Israeli Democracy Is Not in Crisis
Stand for Israel | June 10, 2019
In the past week, Israel’s many critics have delighted at the news that the Knesset will dissolve and the Jewish state will hold a second set of elections in September. But, writes JNS’ Jonathan Tobin, these enemies of Israel are really just mad at the prospect of Benjamin Netanyahu becoming Israel’s Prime Minister yet again:
Those who make these arguments will sound high-minded and principled. But what they are really whining about are the democratic choices that Israelis have made—not the potential demise of liberty in the Jewish state. As they’ve done before, Netanyahu’s critics continue to confuse their disgust at the outcome of Israel’s democratic elections with the question of whether the country remains a democracy.
The theme of Israeli democracy in crisis was proclaimed early and often in the months and weeks leading up to April. Those making that argument went on about the law that reaffirmed that Israel is a Jewish state, the tribalism of Israeli politics, the failure to make peace or the threat to the rule of law from corruption allegations against the prime minister.
But as they had done the previous three times they went to the polls, Israel’s voters rejected these arguments.
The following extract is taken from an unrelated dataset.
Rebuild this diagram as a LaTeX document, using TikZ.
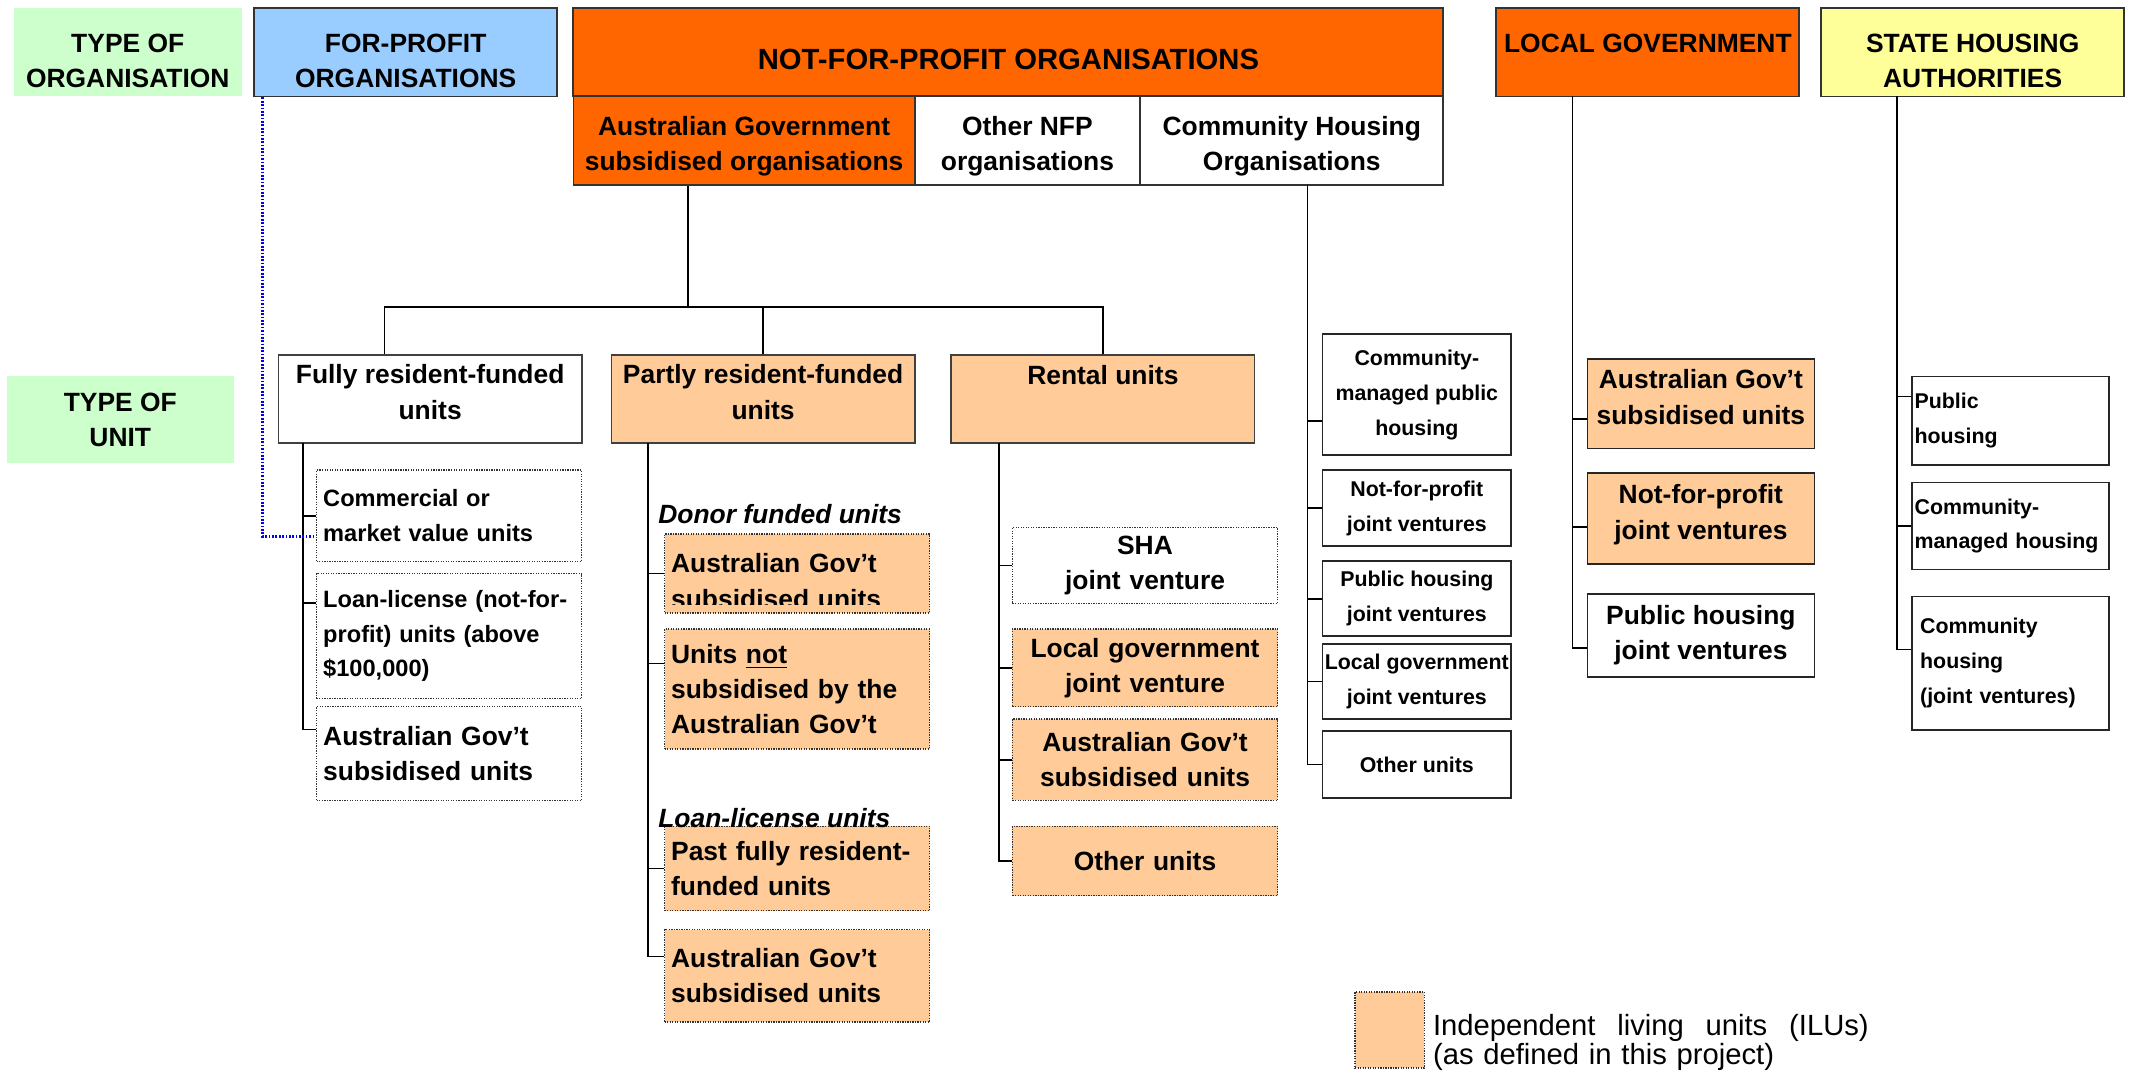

A clear majority voted for right-wing and religious parties pledged to support Netanyahu. They did so not because they are stupid or don’t care about democracy. They voted for another Netanyahu-led government because they generally support the prime minister’s policies and didn’t want him replaced…
Whether or not Netanyahu governs for another few months or another few years, Israel will remain a vibrant and successful democracy. The answer for those who can’t stand his continued stay in office is not to eliminate him with a judicial coup or to smear his supporters as dolts or fascists. The only legitimate strategy for his foes is to defeat him at the polls if they can. But until that day arrives, their complaints about the doom of Israeli democracy should be ignored as nothing but cheap partisan invective.